━━━━━ Data provided

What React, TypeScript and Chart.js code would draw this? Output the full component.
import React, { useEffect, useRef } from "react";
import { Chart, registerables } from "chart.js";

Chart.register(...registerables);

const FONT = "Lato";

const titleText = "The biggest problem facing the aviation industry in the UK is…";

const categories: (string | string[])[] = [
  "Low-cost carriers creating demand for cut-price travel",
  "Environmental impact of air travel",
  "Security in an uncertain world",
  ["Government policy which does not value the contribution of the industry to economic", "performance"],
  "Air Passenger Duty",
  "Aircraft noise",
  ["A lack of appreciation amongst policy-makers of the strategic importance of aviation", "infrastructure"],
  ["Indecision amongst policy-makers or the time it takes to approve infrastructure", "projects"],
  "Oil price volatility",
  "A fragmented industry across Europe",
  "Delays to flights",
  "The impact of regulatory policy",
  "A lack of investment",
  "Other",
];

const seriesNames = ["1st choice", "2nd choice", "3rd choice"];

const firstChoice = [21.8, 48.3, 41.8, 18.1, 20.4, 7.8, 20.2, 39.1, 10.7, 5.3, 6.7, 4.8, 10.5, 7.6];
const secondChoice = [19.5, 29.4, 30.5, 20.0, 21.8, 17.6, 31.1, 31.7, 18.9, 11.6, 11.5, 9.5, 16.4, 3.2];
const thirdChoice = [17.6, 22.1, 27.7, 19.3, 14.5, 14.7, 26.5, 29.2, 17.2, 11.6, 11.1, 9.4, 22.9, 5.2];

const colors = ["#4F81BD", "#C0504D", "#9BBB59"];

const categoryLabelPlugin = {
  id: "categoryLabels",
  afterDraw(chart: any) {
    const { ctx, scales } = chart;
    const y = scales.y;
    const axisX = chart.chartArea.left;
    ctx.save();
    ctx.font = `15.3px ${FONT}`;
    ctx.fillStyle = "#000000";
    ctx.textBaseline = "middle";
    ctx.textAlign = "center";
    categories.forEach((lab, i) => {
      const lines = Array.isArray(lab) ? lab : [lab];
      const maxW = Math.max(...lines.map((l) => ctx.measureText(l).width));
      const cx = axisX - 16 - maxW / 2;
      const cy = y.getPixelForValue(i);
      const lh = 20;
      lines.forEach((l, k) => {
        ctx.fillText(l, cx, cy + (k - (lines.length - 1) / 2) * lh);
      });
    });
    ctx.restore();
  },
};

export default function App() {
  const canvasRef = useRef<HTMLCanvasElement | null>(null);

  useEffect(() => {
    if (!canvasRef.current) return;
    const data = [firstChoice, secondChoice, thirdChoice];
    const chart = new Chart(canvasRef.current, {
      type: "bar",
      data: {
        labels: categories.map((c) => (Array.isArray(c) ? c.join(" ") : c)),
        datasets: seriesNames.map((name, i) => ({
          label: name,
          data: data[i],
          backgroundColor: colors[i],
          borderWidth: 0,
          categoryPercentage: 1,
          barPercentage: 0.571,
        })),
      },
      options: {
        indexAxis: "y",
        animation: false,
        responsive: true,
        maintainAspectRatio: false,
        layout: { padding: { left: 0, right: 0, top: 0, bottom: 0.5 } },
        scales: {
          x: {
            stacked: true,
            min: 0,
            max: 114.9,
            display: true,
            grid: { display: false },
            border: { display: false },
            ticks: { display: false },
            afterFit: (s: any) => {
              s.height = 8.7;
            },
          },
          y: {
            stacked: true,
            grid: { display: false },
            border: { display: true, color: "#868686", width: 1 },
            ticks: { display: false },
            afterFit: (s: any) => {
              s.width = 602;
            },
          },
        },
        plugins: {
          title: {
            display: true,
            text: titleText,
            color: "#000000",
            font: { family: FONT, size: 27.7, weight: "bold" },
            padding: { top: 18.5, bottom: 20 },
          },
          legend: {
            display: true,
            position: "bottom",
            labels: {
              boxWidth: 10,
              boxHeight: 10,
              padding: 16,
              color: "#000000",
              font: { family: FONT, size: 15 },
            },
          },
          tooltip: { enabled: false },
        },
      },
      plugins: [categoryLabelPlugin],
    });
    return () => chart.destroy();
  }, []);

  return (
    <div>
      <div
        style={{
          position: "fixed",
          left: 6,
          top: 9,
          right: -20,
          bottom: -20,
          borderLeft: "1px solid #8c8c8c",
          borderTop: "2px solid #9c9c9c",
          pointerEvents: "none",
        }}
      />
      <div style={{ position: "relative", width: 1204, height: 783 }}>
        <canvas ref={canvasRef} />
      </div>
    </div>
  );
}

━━━━━━━━━━
━━━━━ Data provided

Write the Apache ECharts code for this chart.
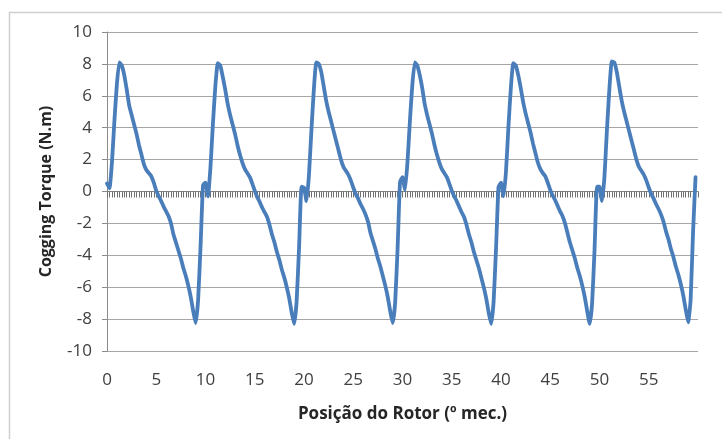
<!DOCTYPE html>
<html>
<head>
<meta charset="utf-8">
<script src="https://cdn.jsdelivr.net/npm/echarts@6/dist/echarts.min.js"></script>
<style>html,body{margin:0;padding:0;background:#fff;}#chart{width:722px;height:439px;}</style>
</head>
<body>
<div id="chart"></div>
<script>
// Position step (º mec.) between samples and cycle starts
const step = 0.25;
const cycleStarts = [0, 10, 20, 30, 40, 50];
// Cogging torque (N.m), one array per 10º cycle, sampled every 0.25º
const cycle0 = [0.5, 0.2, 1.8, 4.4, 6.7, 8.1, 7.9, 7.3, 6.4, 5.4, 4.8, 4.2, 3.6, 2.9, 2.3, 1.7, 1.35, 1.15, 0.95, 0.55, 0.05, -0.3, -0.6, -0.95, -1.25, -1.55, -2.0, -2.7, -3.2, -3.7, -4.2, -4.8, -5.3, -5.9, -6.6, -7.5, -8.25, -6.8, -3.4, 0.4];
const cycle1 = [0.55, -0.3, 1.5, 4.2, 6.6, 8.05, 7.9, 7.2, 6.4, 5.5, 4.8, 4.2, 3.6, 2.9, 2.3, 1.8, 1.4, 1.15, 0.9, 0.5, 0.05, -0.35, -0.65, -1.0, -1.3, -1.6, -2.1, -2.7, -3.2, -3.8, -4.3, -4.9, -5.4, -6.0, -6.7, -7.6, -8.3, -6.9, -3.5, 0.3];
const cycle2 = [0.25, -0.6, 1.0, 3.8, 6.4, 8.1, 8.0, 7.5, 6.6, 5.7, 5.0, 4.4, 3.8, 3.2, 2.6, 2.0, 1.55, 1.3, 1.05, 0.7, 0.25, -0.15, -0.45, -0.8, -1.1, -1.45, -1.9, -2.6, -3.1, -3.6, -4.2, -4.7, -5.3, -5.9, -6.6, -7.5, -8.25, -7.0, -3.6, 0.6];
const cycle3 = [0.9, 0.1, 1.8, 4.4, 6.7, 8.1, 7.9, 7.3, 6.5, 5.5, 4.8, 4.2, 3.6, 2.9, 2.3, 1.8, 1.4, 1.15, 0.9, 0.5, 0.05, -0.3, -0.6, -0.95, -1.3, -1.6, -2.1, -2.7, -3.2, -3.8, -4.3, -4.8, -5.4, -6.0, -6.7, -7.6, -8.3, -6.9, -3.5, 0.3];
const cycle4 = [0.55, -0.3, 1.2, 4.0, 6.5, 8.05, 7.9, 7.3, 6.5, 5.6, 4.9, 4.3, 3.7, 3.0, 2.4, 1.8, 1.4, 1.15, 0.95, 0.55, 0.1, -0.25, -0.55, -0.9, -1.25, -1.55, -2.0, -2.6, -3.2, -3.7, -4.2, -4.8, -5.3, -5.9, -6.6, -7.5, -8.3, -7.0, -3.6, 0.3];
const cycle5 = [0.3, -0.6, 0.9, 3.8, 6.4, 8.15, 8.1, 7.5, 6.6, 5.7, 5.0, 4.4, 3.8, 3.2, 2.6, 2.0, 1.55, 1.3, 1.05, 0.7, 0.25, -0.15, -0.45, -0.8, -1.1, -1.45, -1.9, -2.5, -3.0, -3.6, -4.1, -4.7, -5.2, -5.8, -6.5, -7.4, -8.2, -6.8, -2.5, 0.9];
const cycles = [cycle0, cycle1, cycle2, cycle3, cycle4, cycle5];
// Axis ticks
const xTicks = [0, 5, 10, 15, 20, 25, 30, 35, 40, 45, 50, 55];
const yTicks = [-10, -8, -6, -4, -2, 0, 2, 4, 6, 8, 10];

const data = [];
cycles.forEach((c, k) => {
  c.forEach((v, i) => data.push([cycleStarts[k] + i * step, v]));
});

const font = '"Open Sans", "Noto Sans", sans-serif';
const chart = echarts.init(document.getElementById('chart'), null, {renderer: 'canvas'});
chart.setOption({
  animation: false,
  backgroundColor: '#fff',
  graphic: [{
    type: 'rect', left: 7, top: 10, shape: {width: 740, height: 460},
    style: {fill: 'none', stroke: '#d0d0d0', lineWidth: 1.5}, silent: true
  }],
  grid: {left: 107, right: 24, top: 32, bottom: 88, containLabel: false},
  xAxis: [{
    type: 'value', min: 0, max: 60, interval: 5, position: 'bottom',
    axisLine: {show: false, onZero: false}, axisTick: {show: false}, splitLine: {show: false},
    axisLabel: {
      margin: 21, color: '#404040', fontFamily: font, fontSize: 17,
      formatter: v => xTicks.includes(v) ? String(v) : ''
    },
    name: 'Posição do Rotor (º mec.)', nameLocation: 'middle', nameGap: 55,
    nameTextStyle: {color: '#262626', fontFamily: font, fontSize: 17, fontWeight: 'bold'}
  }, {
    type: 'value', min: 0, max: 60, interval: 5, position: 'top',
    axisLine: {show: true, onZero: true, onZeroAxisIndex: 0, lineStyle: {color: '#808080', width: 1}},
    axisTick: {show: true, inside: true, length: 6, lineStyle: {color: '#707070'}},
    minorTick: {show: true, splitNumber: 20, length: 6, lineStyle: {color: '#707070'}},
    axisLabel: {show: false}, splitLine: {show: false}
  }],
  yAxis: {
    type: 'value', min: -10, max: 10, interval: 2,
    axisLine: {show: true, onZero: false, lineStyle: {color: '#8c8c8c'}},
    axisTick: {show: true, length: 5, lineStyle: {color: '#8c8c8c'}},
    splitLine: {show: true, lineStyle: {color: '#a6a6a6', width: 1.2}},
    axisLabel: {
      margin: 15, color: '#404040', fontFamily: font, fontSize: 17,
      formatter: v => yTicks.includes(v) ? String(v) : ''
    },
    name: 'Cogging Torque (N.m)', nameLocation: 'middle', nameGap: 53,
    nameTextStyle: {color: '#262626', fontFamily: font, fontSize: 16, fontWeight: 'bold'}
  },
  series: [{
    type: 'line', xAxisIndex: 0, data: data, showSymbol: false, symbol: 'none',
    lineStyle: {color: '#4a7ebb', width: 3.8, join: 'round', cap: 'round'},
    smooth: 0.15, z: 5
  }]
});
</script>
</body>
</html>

━━━━━━━━━━

• _Set exercise_
Among the lines above, find the one with "What React, TypeScript" and the one with "biggest problem facing". Quote both and everything between them, exactly.

• _Task solution_
What React, TypeScript and Chart.js code would draw this? Output the full component.
import React, { useEffect, useRef } from "react";
import { Chart, registerables } from "chart.js";

Chart.register(...registerables);

const FONT = "Lato";

const titleText = "The biggest problem facing the aviation industry in the UK is…";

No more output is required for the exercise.